Task directions: Up to and including the line with "Chart.register(...registerables);", write out the listing from its first line, minus the pictures.

———

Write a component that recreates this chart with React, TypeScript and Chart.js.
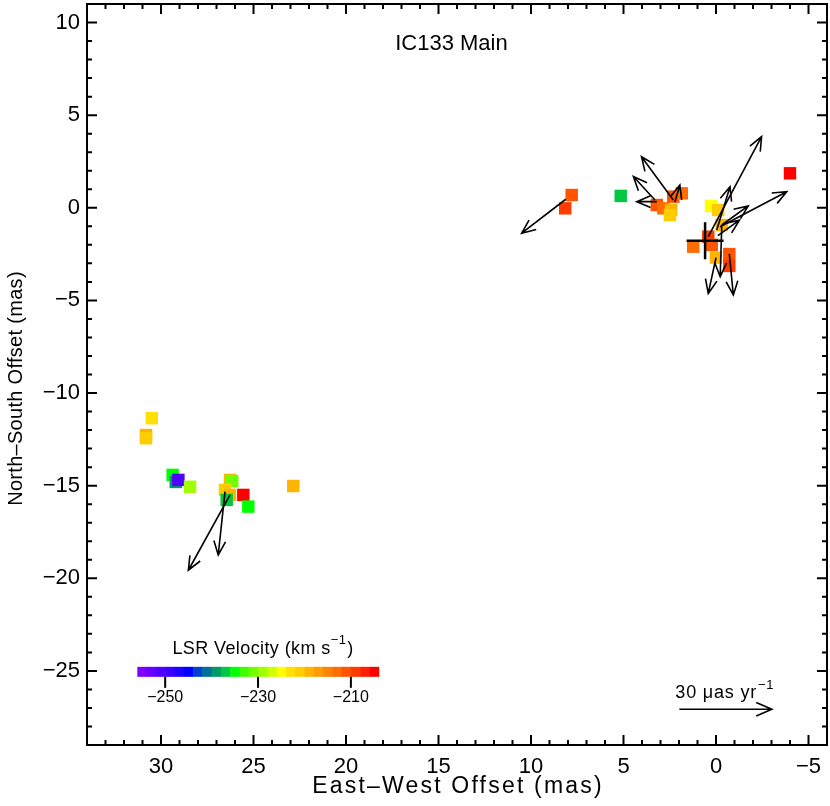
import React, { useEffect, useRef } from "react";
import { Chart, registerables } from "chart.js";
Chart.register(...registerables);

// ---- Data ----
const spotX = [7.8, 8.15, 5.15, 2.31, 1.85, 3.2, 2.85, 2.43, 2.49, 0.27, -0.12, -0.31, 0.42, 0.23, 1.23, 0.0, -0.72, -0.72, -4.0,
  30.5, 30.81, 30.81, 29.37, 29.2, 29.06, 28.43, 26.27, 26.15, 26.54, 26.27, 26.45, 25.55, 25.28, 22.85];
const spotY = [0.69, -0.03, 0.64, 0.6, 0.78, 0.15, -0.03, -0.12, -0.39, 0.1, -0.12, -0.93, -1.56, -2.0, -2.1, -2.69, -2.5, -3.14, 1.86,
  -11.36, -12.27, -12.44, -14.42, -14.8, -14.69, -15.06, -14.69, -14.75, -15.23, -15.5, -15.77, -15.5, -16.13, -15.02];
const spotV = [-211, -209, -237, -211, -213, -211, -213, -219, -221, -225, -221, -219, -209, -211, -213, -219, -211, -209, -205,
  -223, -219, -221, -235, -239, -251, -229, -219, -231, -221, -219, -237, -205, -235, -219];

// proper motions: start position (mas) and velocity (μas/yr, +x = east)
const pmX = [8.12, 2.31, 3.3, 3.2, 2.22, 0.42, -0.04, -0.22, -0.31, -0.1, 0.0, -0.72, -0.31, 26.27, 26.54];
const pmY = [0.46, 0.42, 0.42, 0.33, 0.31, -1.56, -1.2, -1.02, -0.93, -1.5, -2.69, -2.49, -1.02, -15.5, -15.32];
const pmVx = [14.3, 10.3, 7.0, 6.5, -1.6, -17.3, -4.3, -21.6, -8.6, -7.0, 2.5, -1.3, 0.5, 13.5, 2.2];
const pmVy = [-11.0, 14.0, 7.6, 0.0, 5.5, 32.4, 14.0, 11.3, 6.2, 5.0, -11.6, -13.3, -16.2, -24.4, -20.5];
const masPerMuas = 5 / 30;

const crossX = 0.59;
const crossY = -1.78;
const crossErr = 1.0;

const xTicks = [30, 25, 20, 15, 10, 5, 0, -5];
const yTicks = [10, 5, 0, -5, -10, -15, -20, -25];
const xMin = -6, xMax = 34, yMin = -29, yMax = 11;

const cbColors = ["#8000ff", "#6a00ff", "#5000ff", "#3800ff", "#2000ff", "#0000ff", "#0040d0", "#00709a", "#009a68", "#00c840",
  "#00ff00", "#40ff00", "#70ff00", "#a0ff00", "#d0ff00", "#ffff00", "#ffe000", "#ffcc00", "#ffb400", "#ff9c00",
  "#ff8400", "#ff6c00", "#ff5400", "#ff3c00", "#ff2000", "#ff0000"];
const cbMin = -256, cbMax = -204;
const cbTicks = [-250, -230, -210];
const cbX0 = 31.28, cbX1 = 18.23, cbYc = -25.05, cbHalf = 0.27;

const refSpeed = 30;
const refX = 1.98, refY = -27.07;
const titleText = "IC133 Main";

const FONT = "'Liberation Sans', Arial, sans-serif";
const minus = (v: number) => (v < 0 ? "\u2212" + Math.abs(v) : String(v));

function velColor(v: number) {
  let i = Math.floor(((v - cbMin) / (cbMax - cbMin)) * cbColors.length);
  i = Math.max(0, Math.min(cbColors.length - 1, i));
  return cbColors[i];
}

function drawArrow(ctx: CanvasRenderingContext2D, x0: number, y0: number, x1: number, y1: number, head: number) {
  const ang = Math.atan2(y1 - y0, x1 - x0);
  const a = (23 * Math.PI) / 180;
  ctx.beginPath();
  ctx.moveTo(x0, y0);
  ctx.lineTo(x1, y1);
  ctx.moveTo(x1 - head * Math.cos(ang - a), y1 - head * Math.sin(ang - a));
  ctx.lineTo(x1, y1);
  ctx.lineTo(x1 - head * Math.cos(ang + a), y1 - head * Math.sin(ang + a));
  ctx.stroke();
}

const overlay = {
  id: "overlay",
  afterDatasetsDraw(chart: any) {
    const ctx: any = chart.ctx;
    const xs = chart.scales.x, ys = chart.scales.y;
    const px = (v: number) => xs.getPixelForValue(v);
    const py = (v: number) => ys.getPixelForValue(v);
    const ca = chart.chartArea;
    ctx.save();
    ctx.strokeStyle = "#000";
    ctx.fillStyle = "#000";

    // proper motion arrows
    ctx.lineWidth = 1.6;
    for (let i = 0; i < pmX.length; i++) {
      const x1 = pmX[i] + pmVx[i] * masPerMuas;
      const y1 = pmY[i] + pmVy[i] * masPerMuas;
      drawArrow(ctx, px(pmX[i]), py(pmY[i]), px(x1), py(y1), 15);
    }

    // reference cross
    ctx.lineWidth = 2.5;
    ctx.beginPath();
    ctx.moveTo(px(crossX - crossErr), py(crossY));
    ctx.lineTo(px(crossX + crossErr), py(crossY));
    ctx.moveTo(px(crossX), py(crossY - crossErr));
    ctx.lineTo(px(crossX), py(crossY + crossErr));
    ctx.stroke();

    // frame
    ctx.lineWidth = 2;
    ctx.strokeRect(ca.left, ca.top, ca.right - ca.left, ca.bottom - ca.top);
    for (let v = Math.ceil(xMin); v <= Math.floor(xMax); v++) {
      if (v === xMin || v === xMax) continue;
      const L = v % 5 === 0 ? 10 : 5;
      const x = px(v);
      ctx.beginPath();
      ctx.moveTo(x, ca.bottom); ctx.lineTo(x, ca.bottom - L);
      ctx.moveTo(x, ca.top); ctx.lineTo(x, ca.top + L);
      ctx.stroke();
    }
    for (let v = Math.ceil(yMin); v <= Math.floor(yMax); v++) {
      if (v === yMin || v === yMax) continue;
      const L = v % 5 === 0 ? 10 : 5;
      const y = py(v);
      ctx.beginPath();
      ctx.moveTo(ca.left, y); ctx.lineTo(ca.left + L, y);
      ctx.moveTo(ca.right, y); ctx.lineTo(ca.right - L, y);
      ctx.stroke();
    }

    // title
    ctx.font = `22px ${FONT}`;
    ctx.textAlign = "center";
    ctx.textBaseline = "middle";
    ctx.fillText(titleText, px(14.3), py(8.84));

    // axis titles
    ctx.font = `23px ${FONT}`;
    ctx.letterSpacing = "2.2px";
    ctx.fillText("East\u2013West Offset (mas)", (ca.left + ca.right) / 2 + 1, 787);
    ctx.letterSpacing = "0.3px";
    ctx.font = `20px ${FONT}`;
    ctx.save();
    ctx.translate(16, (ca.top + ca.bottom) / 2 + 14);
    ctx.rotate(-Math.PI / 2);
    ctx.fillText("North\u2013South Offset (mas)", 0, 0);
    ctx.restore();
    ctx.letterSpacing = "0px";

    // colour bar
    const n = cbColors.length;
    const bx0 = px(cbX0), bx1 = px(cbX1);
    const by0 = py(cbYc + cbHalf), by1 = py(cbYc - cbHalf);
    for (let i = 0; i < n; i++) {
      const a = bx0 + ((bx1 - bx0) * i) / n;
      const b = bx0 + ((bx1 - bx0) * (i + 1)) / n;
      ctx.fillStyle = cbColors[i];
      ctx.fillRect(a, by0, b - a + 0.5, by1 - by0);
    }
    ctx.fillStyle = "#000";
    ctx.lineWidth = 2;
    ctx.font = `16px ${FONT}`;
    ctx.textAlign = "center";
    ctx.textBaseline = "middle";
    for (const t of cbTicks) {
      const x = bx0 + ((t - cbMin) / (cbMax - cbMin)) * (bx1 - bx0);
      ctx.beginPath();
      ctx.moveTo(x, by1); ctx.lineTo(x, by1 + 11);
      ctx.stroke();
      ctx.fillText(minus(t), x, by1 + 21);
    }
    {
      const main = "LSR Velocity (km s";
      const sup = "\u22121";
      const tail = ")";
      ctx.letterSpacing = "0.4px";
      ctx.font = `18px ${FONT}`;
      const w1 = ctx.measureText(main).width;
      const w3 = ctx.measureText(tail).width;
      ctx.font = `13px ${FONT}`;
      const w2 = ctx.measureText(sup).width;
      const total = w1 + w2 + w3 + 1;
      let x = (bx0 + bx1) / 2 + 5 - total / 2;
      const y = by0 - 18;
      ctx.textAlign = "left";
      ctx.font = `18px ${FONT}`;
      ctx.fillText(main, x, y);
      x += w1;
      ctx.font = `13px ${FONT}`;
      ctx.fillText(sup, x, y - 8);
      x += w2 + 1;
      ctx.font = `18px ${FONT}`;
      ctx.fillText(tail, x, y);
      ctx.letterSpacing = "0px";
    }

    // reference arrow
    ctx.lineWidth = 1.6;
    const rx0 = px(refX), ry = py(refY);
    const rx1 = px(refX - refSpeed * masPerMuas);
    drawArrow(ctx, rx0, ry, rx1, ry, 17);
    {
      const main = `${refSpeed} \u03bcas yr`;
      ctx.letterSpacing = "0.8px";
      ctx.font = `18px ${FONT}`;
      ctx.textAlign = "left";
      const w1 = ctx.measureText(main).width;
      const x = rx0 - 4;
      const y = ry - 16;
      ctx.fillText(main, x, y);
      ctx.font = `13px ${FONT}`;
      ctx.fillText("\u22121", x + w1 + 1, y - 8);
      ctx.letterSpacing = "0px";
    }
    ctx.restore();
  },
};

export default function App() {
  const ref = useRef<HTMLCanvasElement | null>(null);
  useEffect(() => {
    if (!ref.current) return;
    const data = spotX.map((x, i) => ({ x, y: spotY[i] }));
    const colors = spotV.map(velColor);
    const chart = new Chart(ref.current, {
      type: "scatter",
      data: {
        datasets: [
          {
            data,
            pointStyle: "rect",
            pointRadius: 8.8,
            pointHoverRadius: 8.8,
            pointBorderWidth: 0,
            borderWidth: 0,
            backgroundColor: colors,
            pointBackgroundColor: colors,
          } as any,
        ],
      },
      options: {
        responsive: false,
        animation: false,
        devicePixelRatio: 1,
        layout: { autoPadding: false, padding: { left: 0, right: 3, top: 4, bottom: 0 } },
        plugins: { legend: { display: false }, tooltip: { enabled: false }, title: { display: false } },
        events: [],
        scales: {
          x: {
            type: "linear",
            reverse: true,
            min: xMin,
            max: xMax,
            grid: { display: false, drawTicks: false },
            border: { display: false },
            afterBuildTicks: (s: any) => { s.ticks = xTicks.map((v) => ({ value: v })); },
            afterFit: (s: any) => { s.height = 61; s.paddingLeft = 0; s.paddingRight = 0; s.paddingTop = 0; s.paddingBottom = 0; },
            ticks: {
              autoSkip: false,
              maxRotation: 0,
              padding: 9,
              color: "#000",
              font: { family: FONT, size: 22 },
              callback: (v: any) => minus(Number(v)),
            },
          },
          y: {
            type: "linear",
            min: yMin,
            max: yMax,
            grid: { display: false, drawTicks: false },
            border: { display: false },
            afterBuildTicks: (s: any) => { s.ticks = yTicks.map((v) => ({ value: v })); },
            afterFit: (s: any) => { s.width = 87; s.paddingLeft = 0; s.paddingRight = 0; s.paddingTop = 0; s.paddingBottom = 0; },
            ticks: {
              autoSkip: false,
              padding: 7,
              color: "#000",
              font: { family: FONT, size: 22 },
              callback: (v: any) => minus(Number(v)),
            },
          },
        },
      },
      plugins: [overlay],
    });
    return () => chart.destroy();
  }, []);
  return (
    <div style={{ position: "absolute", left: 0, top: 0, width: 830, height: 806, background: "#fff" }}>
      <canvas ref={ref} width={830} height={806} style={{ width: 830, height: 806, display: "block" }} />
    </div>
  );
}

———

Task result:
Write a component that recreates this chart with React, TypeScript and Chart.js.
import React, { useEffect, useRef } from "react";
import { Chart, registerables } from "chart.js";
Chart.register(...registerables);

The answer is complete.